Our appetite for illegal drugs has helped corrupt and severely damage the societies of Mexico, Colombia, and other Latin American nations. Not only have the police, the army, and government officials become an integral part of the drug trade, but drug profits fuel a bitter and murderous civil war in Colombia. They also provide revenue for the brutal military dictatorship in Burma. Legalize drugs, and we can start to heal the damage done to those societies that furnish us with drugs.
Our own society has also been corrupted by drug profits. Every year we have more judges and police officers imprisoned for taking bribes from drug dealers. Every year we have greater and greater restrictions placed on our 4th and 5th Amendment rights in the name of "fighting the Drug War". Drug legalization would remove the impetus for the erosion of our civil liberties and the corruption of our criminal justice system.
The War on Drugs has also wasted billions of dollars and grossly distorted our priorities as a nation. In New Yok, it's common for drug traffickers to get much longer jail sentences than murderers. If we truly want to make the streets safer, we should stop prosecuting nonviolent drug offenders and keep the truly dangerous criminals in jail much longer. If we truly want to reduce drug dependency, then we should make treatment free to all who need it and spend money currently wasted in the WoD on education, economic development, and other things that give people a life worth living rather than one worth getting stoned to forget.
Legalization doesn't mean we should accept the level of commercialization currently seen in alcohol and tobacco sales.

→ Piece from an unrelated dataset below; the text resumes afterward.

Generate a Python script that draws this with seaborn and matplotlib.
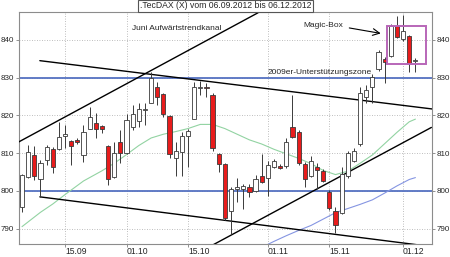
import numpy as np
import pandas as pd
import matplotlib
matplotlib.use("Agg")
import matplotlib.pyplot as plt
import seaborn as sns
from matplotlib.patches import Rectangle

# ---------------- data ----------------
opens  = [795.8, 803.7, 809.5, 803.0, 808.1, 811.2, 811.0, 814.5, 813.2, 813.6,
          809.5, 816.5, 818.1, 817.2, 811.9, 803.7, 813.0, 809.9, 816.8, 818.6,
          821.4, 823.4, 827.6, 825.7, 819.8, 808.8, 810.2, 814.4, 819.1, 827.2,
          827.5, 825.4, 809.8, 807.2, 794.7, 800.4, 800.4, 800.9, 800.0, 803.9,
          803.5, 806.3, 806.6, 806.5, 817.0, 815.5, 807.1, 804.0, 806.2, 805.3,
          799.6, 794.7, 794.2, 803.9, 808.0, 812.5, 825.0, 827.4, 832.2, 834.9,
          835.8, 843.6, 840.3, 841.0, 834.3]
highs  = [804.5, 812.1, 811.9, 808.1, 812.1, 811.7, 818.3, 817.5, 813.5, 813.9,
          817.5, 822.3, 820.5, 817.5, 812.2, 813.0, 816.1, 820.4, 822.7, 823.2,
          823.4, 831.6, 828.8, 826.0, 820.0, 813.0, 815.7, 816.5, 828.8, 829.2,
          828.6, 825.8, 810.1, 807.5, 800.9, 803.5, 801.7, 801.7, 804.3, 809.7,
          807.8, 808.3, 807.0, 813.9, 825.5, 816.0, 807.7, 809.3, 807.5, 805.8,
          800.2, 795.8, 806.4, 810.5, 811.3, 827.6, 828.1, 831.0, 837.2, 835.6,
          844.2, 846.4, 846.5, 841.3, 835.2]
lows   = [794.4, 803.3, 802.8, 798.4, 806.8, 804.6, 810.8, 811.4, 806.8, 812.3,
          807.7, 816.3, 813.9, 815.2, 801.5, 803.3, 807.3, 809.7, 816.1, 816.8,
          817.4, 823.2, 822.7, 819.6, 808.8, 804.0, 804.0, 806.2, 819.0, 825.3,
          824.9, 810.6, 805.1, 792.3, 788.5, 797.0, 795.2, 798.3, 799.6, 802.2,
          798.7, 806.1, 805.8, 806.1, 814.0, 806.8, 801.1, 803.6, 800.5, 802.3,
          795.0, 788.7, 793.8, 803.5, 807.6, 812.0, 823.2, 823.2, 831.8, 828.7,
          835.5, 840.4, 839.8, 831.5, 831.5]
closes = [804.2, 810.4, 803.9, 807.3, 811.7, 806.4, 814.3, 815.0, 811.9, 813.0,
          815.5, 819.6, 816.5, 816.4, 803.0, 810.1, 809.9, 818.8, 820.4, 821.7,
          821.8, 830.0, 824.8, 820.4, 809.7, 810.5, 814.4, 815.8, 827.6, 827.5,
          827.2, 811.4, 807.2, 792.9, 800.4, 801.0, 801.3, 799.8, 803.0, 802.4,
          806.8, 807.8, 806.0, 813.0, 814.3, 807.3, 803.1, 808.0, 805.5, 802.7,
          795.5, 791.0, 804.5, 810.0, 810.6, 826.0, 826.8, 830.2, 836.8, 834.1,
          843.7, 840.7, 842.3, 833.7, 834.5]

ma_green_idx = [0, 3, 5, 7, 10, 13, 15, 17, 19, 21, 23, 25, 27, 29, 31, 33, 35,
                37, 39, 41, 43, 45, 47, 49, 51, 53, 55, 57, 59, 61, 63, 64]
ma_green = [790.5, 794.3, 796.5, 799.0, 802.6, 805.3, 807.3, 809.6, 812.0, 814.0,
            815.0, 815.7, 816.5, 817.6, 817.6, 816.5, 815.0, 813.5, 812.4, 811.0,
            809.8, 808.6, 807.2, 805.4, 804.3, 805.2, 807.3, 809.5, 812.5, 815.5,
            818.3, 819.0]
ma_blue_idx = [39, 41, 43, 45, 47, 49, 51, 53, 55, 57, 59, 61, 63, 64]
ma_blue = [785.0, 786.6, 788.1, 789.5, 790.8, 792.5, 794.2, 795.3, 796.4, 797.6,
           799.4, 801.3, 803.0, 803.5]

support_levels = [830, 800]
# trend lines: (x0, y0, x1, y1) in trading-day index / index points
trend_lines = [(-0.6, 812.9, 38.4, 847.2),
               (2.9, 834.5, 66.7, 821.7),
               (2.9, 798.4, 66.7, 785.2),
               (31.1, 785.7, 66.6, 816.8)]
box_x = [59.45, 65.75]
box_y = [833.5, 843.8]

xtick_pos = [7, 17, 27, 40, 50, 62]
xtick_labels = ["15.09", "01.10", "15.10", "01.11", "15.11", "01.12"]
ytick_vals = [790, 800, 810, 820, 830, 840]

title = ".TecDAX (X) vom 06.09.2012 bis 06.12.2012"

# ---------------- figure ----------------
sns.set_theme(style="white")
plt.rcParams['font.family'] = ['Liberation Sans', 'DejaVu Sans']

fig = plt.figure(figsize=(4.5, 2.57), dpi=100)
ax = fig.add_axes([19/450, 13/257, 413/450, 232/257])

df = pd.DataFrame({"o": opens, "h": highs, "l": lows, "c": closes})
df["i"] = np.arange(len(df))
up = df["c"] >= df["o"]
bottoms = np.minimum(df["o"], df["c"])
heights = np.maximum(np.abs(df["c"] - df["o"]), 0.25)
colors = np.where(up, "white", "#e81c1c")

for lv in support_levels:
    ax.axhline(lv, color="#5572c2", lw=1.3, zorder=2)

sns.lineplot(x=ma_green_idx, y=ma_green, ax=ax, color="#92d3a2", lw=0.8, zorder=2)
sns.lineplot(x=ma_blue_idx, y=ma_blue, ax=ax, color="#8595e2", lw=0.8, zorder=2)

for (x0, y0, x1, y1) in trend_lines:
    ax.plot([x0, x1], [y0, y1], color="black", lw=1.0, zorder=3)

ax.vlines(df["i"], df["l"], df["h"], color="#3a3a3a", lw=0.7, zorder=4)
ax.bar(df["i"], heights, bottom=bottoms, width=0.68, color=colors,
       edgecolor="#3a3a3a", linewidth=0.6, zorder=5)

ax.add_patch(Rectangle((box_x[0], box_y[0]), box_x[1]-box_x[0], box_y[1]-box_y[0],
                       fill=False, edgecolor="#b866b8", lw=1.4, zorder=6))

ax.set_xlim(-0.49, 66.7)
ax.set_ylim(785.9, 847.4)

ax.set_xticks(xtick_pos)
ax.set_xticklabels(xtick_labels)
for lbl in ax.get_xticklabels():
    lbl.set_ha("left")
ax.set_yticks(ytick_vals)
ax.set_yticklabels([str(v) for v in ytick_vals])

ax.tick_params(axis="y", left=True, right=True, labelleft=True, labelright=True,
               length=2.5, width=0.6, color="#808080", labelsize=5.8, pad=1)
ax.tick_params(axis="x", bottom=True, length=2, width=0.6, color="#808080",
               labelsize=6.2, pad=0.5)
ax.grid(True, ls=(0, (1, 2)), color="#a8a8a8", lw=0.6)
for s in ax.spines.values():
    s.set_color("#8c8c8c")
    s.set_linewidth(0.8)
ax.set_xlabel("")
ax.set_ylabel("")

ax.text(17.9, 843.0, "Juni Aufwärtstrendkanal", fontsize=6, ha="left", va="center", zorder=7)
ax.text(45.7, 843.9, "Magic-Box", fontsize=6, ha="left", va="center", zorder=7)
ax.text(39.9, 831.4, "2009er-Unterstützungszone", fontsize=6, ha="left", va="center", zorder=7)
ax.annotate("", xy=(58.8, 841.6), xytext=(52.8, 843.3),
            arrowprops=dict(arrowstyle="->", color="black", lw=0.8), zorder=7)

fig.text(225.5/450, 1 - 6/257, title, fontsize=6.2, ha="center", va="center",
         bbox=dict(boxstyle="square,pad=0.15", facecolor="white", edgecolor="#555555", lw=0.8))

fig.savefig("out.png", dpi=100)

In fact, I'd prefer it didn't. I'd like to see something on the order of government run distribution centers with drugs of set potency available to adults only. Profits could go to drug treatment centers and healthcare. While not a perfect solution (and one I'd gladly junk in favor of a better idea if one came along), this would get rid of the negative externalities of current drug policy (violence of markets, mass imprisonment of non-violent offenders, systemic corruption) without actively marketing and encouraging drug use.